For nearly four centuries, the preserved corpse of a medieval queen lay exposed in one of England’s most sacred royal sites, transforming from a revered monarch into a macabre tourist curiosity. The extraordinary posthumous journey of Catherine of Valois, queen consort to the legendary King Henry V, stands as one of the most bizarre episodes in British royal history, a saga born from accidental neglect and shifting cultural attitudes toward the dead.
Catherine, born in 1401 as a daughter of French King Charles VI, was a pivotal figure in the Hundred Years’ War. Her 1420 marriage to Henry V was a strategic union meant to cement peace between England and France following his military triumphs. Crowned Queen of England, her reign was tragically short; Henry V died in 1422, leaving Catherine a widow at just twenty-one with an infant son, the future Henry VI. Her later secret marriage to Welsh courtier Owen Tudor would forge a dynasty, making her the grandmother of Henry VII.

Following her death in 1437 at age thirty-five, Catherine received a full state funeral and was interred with honor in Westminster Abbey near the shrine of Edward the Confessor. For decades, her rest was undisturbed. The chain of events that led to her exposure began around 1485 during significant renovations within the Abbey. Workers constructing the elaborate chantry chapel for Henry V’s tomb needed space, forcing the dismantling of nearby graves, including Catherine’s.
Her coffin was removed but, in a critical oversight, was never re-interred. It was simply left above ground near her former husband’s new monument. As the wooden coffin decayed over the following century, the lid eventually broke open. The Abbey’s environment and her burial wrappings led to a natural mummification process, leaving her remains shockingly visible to passersby.

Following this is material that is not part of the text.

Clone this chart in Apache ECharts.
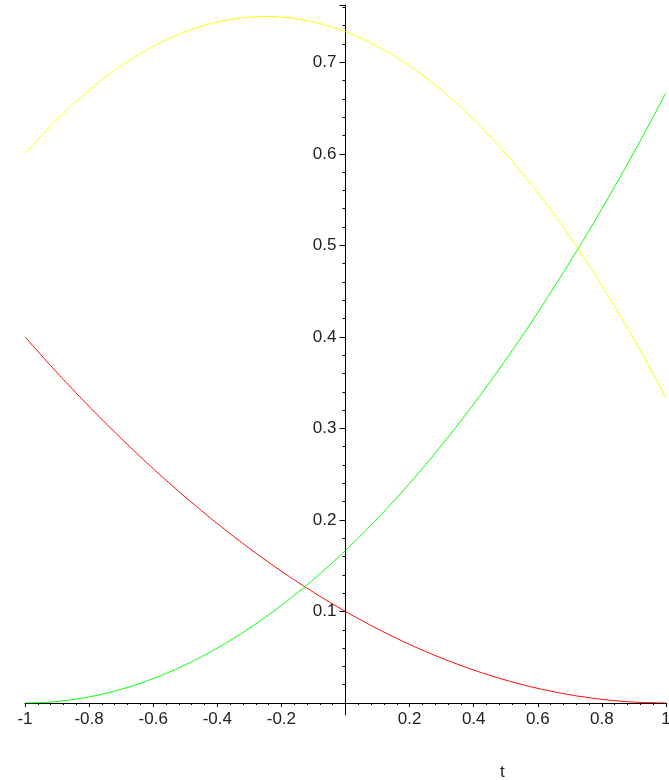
<!DOCTYPE html>
<html>
<head>
<meta charset="utf-8">
<script src="https://cdn.jsdelivr.net/npm/echarts@6/dist/echarts.min.js"></script>
<style>
html,body{margin:0;padding:0;background:#fff;}
#chart{width:669px;height:780px;}
</style>
</head>
<body>
<div id="chart"></div>
<script>
// Sample positions along t
var tValues = [-1, -0.95, -0.9, -0.85, -0.8, -0.75, -0.7, -0.65, -0.6, -0.55, -0.5, -0.45, -0.4, -0.35, -0.3, -0.25, -0.2, -0.15, -0.1, -0.05, 0,
  0.05, 0.1, 0.15, 0.2, 0.25, 0.3, 0.35, 0.4, 0.45, 0.5, 0.55, 0.6, 0.65, 0.7, 0.75, 0.8, 0.85, 0.9, 0.95, 1];
// Values
var redValues = [0.4, 0.3803, 0.361, 0.3423, 0.324, 0.3063, 0.289, 0.2723, 0.256, 0.2403, 0.225, 0.2103, 0.196, 0.1823, 0.169, 0.1563, 0.144, 0.1323, 0.121, 0.1103, 0.1,
  0.0903, 0.081, 0.0723, 0.064, 0.0563, 0.049, 0.0423, 0.036, 0.0303, 0.025, 0.0203, 0.016, 0.0123, 0.009, 0.0063, 0.004, 0.0023, 0.001, 0.0003, 0];
var greenValues = [0, 0.0004, 0.0017, 0.0038, 0.0067, 0.0104, 0.015, 0.0204, 0.0267, 0.0338, 0.0417, 0.0504, 0.06, 0.0704, 0.0817, 0.0938, 0.1067, 0.1204, 0.135, 0.1504, 0.1667,
  0.1838, 0.2017, 0.2204, 0.24, 0.2604, 0.2817, 0.3038, 0.3267, 0.3504, 0.375, 0.4004, 0.4267, 0.4538, 0.4817, 0.5104, 0.54, 0.5704, 0.6017, 0.6338, 0.6667];
var yellowValues = [0.6, 0.6193, 0.6373, 0.654, 0.6693, 0.6833, 0.696, 0.7073, 0.7173, 0.726, 0.7333, 0.7393, 0.744, 0.7473, 0.7493, 0.75, 0.7493, 0.7473, 0.744, 0.7393, 0.7333,
  0.726, 0.7173, 0.7073, 0.696, 0.6833, 0.6693, 0.654, 0.6373, 0.6193, 0.6, 0.5793, 0.5573, 0.534, 0.5093, 0.4833, 0.456, 0.4273, 0.3973, 0.366, 0.3333];
var xTickLabels = ['-1', '-0.8', '-0.6', '-0.4', '-0.2', '', '0.2', '0.4', '0.6', '0.8', '1'];
var yTickLabels = ['', '0.1', '0.2', '0.3', '0.4', '0.5', '0.6', '0.7'];
var axisName = 't';

function pairs(vals) {
  return tValues.map(function (t, i) { return [t, vals[i]]; });
}

var FONT = 'Liberation Sans';
var GRID_LEFT = 25, GRID_RIGHT = 3, CHART_W = 669;
var chart = echarts.init(document.getElementById('chart'), null, {renderer: 'canvas'});
var option = {
  animation: false,
  backgroundColor: '#ffffff',
  grid: [
    {left: GRID_LEFT, right: GRID_RIGHT, top: 5, bottom: 77, containLabel: false, outerBoundsMode: 'none'},
    {left: GRID_LEFT, right: GRID_RIGHT, top: 703, height: 12, containLabel: false, outerBoundsMode: 'none'}
  ],
  xAxis: [
    {
      type: 'value', gridIndex: 0, min: -1, max: 1, interval: 0.2,
      axisLine: {show: true, onZero: true, lineStyle: {color: '#000', width: 1}},
      axisTick: {show: true, length: 4, lineStyle: {color: '#000'}},
      minorTick: {show: true, splitNumber: 5, length: 2, lineStyle: {color: '#000'}},
      splitLine: {show: false},
      axisLabel: {
        margin: 8, color: '#222', fontFamily: FONT, fontSize: 17,
        formatter: function (v) {
          var idx = Math.round((v + 1) / 0.2);
          return xTickLabels[idx] !== undefined ? xTickLabels[idx] : '';
        }
      }
    },
    {
      type: 'value', gridIndex: 1, min: -1, max: 1, show: true,
      axisLine: {show: false}, axisTick: {show: false}, axisLabel: {show: false}, splitLine: {show: false}
    }
  ],
  yAxis: [
    {
      type: 'value', gridIndex: 0, min: 0, max: 0.7626, interval: 0.1,
      position: 'left',
      offset: -(CHART_W - GRID_LEFT - GRID_RIGHT) / 2,
      axisLine: {show: true, onZero: false, lineStyle: {color: '#000', width: 1}},
      axisTick: {show: true, length: 6, lineStyle: {color: '#000'}},
      minorTick: {show: true, splitNumber: 5, length: 3, lineStyle: {color: '#000'}},
      splitLine: {show: false},
      axisLabel: {
        margin: 9, color: '#222', fontFamily: FONT, fontSize: 17,
        showMaxLabel: false,
        formatter: function (v) {
          var idx = Math.round(v / 0.1);
          if (Math.abs(v - idx * 0.1) > 1e-6) return '';
          return yTickLabels[idx] !== undefined ? yTickLabels[idx] : '';
        }
      }
    },
    {
      type: 'value', gridIndex: 1, min: -1, max: 0,
      axisLine: {show: true, onZero: true, lineStyle: {color: '#000', width: 1}},
      axisTick: {show: false}, axisLabel: {show: false}, splitLine: {show: false}
    }
  ],
  graphic: [
    {type: 'text', left: 500, top: 764, style: {text: axisName, fill: '#222', font: '17px "Liberation Sans"'}}
  ],
  series: [
    {type: 'line', xAxisIndex: 0, yAxisIndex: 0, data: pairs(redValues), smooth: true, showSymbol: false, lineStyle: {color: '#ff0000', width: 1}, itemStyle: {color: '#ff0000'}},
    {type: 'line', xAxisIndex: 0, yAxisIndex: 0, data: pairs(greenValues), smooth: true, showSymbol: false, lineStyle: {color: '#00ff00', width: 1}, itemStyle: {color: '#00ff00'}},
    {type: 'line', xAxisIndex: 0, yAxisIndex: 0, data: pairs(yellowValues), smooth: true, showSymbol: false, lineStyle: {color: '#ffff00', width: 1}, itemStyle: {color: '#ffff00'}}
  ]
};
chart.setOption(option);
</script>
</body>
</html>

By the 1600s, the queen’s body had become a notorious fixture for visitors touring the Abbey’s historic sights. Staff would guide the curious to peer inside the damaged casket. The most famous account comes from the diarist Samuel Pepys, who visited in February 1669. He recorded being shown the body, noting he could see her face, and famously wrote that he kissed her lips on his birthday, a gesture reflecting the era’s vastly different sensibilities toward historical remains.
For generations, the site served as a morbid attraction. Tourists and antiquarians reported seeing bones and fragments of her burial shroud within the deteriorating coffin. The situation persisted through the Tudor, Stuart, and Georgian eras, a period where royal tombs were often treated as historical artifacts rather than inviolable graves.

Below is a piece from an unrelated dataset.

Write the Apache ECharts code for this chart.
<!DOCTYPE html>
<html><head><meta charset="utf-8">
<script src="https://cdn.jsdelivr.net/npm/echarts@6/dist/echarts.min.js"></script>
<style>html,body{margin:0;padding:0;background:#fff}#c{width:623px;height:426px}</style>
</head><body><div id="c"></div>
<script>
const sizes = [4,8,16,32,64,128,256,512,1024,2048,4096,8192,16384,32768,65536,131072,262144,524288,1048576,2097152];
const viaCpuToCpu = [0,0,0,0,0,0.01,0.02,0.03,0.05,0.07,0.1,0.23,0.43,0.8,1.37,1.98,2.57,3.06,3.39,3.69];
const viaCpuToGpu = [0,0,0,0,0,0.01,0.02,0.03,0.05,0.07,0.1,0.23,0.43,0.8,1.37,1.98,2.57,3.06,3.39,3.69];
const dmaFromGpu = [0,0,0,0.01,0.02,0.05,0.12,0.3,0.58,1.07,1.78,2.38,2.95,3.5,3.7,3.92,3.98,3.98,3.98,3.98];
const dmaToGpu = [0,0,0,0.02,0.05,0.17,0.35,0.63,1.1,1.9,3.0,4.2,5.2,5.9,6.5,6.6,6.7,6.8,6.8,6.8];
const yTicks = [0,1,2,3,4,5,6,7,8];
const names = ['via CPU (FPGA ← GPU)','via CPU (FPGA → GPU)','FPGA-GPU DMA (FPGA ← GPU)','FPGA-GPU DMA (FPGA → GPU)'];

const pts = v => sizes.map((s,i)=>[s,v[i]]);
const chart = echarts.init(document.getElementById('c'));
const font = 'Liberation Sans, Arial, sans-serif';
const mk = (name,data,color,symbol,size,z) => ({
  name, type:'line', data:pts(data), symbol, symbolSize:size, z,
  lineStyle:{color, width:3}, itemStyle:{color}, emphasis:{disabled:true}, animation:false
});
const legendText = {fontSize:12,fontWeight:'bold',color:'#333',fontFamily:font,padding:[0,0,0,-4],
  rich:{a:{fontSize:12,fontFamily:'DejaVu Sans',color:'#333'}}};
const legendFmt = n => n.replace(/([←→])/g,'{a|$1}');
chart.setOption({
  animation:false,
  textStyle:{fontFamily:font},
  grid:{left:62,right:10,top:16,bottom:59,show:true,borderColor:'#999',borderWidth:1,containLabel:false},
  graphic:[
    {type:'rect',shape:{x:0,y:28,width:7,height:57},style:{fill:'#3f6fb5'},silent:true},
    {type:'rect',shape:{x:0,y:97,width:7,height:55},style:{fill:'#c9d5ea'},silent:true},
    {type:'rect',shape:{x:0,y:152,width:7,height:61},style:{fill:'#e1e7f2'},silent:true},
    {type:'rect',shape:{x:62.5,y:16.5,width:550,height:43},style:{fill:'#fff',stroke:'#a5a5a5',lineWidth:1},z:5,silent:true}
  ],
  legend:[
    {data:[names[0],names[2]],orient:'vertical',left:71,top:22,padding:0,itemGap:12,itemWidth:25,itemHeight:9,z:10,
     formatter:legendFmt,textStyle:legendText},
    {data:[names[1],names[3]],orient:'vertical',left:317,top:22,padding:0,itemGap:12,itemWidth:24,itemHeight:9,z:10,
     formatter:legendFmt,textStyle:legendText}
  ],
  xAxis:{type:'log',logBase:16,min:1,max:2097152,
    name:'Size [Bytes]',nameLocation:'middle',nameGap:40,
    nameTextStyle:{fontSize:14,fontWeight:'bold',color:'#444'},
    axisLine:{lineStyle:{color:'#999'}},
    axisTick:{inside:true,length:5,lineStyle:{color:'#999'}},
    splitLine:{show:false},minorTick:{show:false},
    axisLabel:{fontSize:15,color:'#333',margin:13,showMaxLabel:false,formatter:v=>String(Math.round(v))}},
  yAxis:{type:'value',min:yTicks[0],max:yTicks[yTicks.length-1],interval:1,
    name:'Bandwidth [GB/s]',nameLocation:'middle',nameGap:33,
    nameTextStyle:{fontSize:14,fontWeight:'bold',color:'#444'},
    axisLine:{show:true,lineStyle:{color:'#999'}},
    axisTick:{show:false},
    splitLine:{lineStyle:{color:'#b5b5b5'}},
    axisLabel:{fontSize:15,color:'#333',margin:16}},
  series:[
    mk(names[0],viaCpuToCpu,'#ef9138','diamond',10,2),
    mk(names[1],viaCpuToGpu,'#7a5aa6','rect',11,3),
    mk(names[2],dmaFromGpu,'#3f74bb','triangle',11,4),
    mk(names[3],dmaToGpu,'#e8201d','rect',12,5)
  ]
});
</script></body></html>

A gradual shift in public sentiment during the 18th century finally prompted action. The notion of a queen’s corpse serving as a public spectacle became increasingly viewed as undignified and grotesque. Under orders from the Abbey’s authorities, a long-overdue resolution was enacted in 1778. Her remains were carefully gathered and placed into a new coffin.

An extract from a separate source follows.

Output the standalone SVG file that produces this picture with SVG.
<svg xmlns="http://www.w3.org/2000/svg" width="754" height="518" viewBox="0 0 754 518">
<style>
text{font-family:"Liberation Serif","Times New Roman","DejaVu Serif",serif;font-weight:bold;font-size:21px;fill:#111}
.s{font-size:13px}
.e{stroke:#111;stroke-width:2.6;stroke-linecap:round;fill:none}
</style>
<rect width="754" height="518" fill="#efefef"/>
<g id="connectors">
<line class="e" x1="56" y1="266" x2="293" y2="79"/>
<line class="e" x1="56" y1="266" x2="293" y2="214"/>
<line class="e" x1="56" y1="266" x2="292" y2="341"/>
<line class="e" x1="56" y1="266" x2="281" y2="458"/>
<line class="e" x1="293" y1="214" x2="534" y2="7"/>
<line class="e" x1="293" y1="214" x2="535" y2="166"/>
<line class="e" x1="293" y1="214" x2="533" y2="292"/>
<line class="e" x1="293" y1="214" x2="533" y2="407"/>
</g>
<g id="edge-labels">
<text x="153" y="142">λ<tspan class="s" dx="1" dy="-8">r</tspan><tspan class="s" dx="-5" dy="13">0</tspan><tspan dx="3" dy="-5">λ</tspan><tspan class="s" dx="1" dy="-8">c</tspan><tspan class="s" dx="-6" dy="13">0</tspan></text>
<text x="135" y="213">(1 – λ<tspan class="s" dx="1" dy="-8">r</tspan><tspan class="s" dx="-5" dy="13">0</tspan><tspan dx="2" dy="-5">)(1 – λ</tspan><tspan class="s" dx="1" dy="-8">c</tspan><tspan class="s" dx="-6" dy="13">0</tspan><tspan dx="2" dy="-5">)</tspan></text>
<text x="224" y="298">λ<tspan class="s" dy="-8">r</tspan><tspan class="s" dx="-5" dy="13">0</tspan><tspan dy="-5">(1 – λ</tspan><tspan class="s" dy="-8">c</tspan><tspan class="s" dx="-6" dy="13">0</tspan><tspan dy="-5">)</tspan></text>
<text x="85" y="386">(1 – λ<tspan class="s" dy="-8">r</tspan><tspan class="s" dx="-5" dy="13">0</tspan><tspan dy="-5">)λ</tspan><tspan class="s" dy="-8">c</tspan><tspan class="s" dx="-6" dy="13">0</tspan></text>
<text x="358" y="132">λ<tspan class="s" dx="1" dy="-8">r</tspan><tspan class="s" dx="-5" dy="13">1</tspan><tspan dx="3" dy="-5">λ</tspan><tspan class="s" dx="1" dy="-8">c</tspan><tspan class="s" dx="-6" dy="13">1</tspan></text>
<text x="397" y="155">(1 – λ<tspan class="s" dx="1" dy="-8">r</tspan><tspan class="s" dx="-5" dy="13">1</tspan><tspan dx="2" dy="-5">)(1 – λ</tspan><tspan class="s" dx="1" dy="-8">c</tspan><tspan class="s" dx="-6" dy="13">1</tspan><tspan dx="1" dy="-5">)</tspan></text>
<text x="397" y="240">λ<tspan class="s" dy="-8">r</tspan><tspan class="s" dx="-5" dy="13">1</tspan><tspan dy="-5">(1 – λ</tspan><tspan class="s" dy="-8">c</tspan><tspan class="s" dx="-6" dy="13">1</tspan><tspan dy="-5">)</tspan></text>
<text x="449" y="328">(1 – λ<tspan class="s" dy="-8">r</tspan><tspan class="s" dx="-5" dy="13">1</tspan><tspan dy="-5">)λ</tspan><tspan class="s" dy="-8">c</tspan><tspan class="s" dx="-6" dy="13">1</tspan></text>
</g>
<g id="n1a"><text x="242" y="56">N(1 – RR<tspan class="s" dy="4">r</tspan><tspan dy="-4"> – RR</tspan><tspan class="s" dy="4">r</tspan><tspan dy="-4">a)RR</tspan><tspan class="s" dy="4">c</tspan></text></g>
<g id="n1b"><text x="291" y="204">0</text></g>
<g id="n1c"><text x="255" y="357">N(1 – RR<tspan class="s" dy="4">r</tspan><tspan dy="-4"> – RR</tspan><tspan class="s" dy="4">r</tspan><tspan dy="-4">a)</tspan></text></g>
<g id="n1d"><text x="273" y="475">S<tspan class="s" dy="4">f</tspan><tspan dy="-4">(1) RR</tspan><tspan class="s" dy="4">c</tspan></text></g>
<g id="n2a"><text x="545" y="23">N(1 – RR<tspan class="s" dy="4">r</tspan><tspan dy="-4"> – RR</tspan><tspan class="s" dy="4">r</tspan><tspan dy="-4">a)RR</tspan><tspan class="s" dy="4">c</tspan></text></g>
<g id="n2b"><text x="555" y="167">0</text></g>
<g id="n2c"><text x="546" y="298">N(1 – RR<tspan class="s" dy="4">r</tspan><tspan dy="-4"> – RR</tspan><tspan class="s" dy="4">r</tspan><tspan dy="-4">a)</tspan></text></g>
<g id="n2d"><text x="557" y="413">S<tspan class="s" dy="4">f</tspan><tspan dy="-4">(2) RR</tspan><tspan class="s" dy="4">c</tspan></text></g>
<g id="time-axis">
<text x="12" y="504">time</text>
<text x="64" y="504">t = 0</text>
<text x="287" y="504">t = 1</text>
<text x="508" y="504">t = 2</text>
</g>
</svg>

This coffin was then sealed within a vault beneath the Abbey’s floor near the Henry V Chapel, finally granting Catherine of Valois a proper burial after 341 years of exposure. The act closed a profoundly strange chapter, rectifying an indignity born not from malice but from bureaucratic neglect and historical happenstance.
Catherine’s legacy, however, extends far beyond her troubled tomb. Through her lineage with Owen Tudor, she is the direct ancestor of the Tudor monarchs, including Henry VIII and Elizabeth I, fundamentally shaping England’s political and religious trajectory. Her descendants would rule England for over a century.
Today, a simple floor plaque in the Abbey marks her final, secure resting place. No visible trace remains of the centuries when her body lay in open view, a sobering reminder of how easily the sacred can become spectacle. Her story is a powerful testament to the fragility of legacy and the unpredictable ways history treats even its most prominent figures, where accident and changing norms can conspire to rewrite the narrative of death itself. The queen’s long journey from honored burial to public curiosity and back to rest underscores that royal history is often written not just in life, but in the long, strange fate of what remains.